Sir: The letter from Dr Stubhaug mostly contains criticism of the statistical justification for the conclusions. Accordingly we have sought the assistance of a professional statistician to help us with this reply. Having said that, the important point to grasp is the difference between clinical and statistical significance. The aim of the study was to demonstrate with reasonable confidence that the efficacy of the two drugs was clinically equivalent when used in accordance with the protocol. These terms were defined prospectively and were used to estimate the number of patients required in the study. Clinical equivalence was defined as any difference less than 10% in the proportion of responders at 90 min. It was assumed that any difference smaller than this was not clinically relevant. Reasonable confidence required this to be shown with 90% power.
The observed treatment difference in this primary outcome measure was 8.7%. The 90% and 95% confidence intervals (CI) of this estimate are 2.4-14.6% and 1.3-15.8% respectively. Since the 90% CI spans 10%, the study failed to prove clinical equivalence at the level of confidence specified. With 90% confidence, the true difference lies between 2.4% and 14.6%.
We do not dispute that tramadol was less effective than morphine but that was not the hypothesis. Rather our aim was to estimate with acceptable precision the magnitude of the treatment difference. We suggest that the study has shown that all likely values of the true treatment difference are of no major clinical importance. If Dr Stubhaug disagrees, he should say what difference he thinks is clinically relevant. It is not acceptable to argue that only differences which are statistically significant are clinically relevant.
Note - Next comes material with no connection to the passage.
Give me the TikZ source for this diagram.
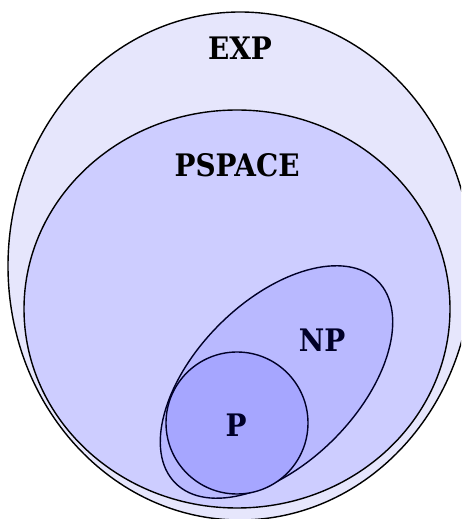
\documentclass[tikz,border=0pt]{standalone}
\usepackage{fontspec}
\setmainfont{DejaVu Serif Condensed}
\usepackage{tikz}
\definecolor{expfill}{RGB}{230,230,252}
\definecolor{psfill}{RGB}{205,205,255}
\definecolor{npfill}{RGB}{185,185,255}
\definecolor{pfill}{RGB}{166,166,255}
\definecolor{navy}{RGB}{0,0,40}
\tikzset{
  cls/.style={line width=1.4pt},
  lbl/.style={font=\fontsize{31}{36}\selectfont\bfseries}
}

\begin{document}
\begin{tikzpicture}[x=1pt, y=1pt]
      \useasboundingbox (0,0) rectangle (461,519);
      \begin{scope}
        \clip (0,0) rectangle (461,519);
        % outer classes
        \draw[cls, fill=expfill] (240,253) ellipse [x radius=232, y radius=254];
        \draw[cls, fill=psfill] (237,210) ellipse [x radius=213, y radius=199];
        % inner classes
        \draw[cls, draw=navy, fill=npfill, rotate around={45:(276.5,137)}]
          (276.5,137) ellipse [x radius=143, y radius=81];
        \draw[cls, draw=navy, fill=pfill] (237,96) circle (71);
      \end{scope}
      \node[lbl] (exp) at (240,471) {EXP};
      \node[lbl] (pspace) at (237,354) {PSPACE};
      \node[lbl, text=navy] (np) at (322,179) {NP};
      \node[lbl, text=navy] (p) at (236,94) {P};
    \end{tikzpicture}
\end{document}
Incidentally, the P-values quoted in Dr Stubhaug's Table 1 could be misleading if their lack of independence is not acknowledged. The first two, comparing Responders and Non-responders between treatments, do not reinforce each other. In fact they are necessarily identical, since every patient must either respond or not respond. Moreover, the difference in the incidence of nausea accounts almost entirely for the difference in the incidence of all adverse events, so the statistical significance of the latter is entirely dependent on nausea and does not provide additional evidence of a poorer adverse profile.
M. D. VICKERS
University of Wales College of Medicine, Cardiff
Anaesthesiologische Klinik, Gutersloh, Germany
Searle, High Wycombe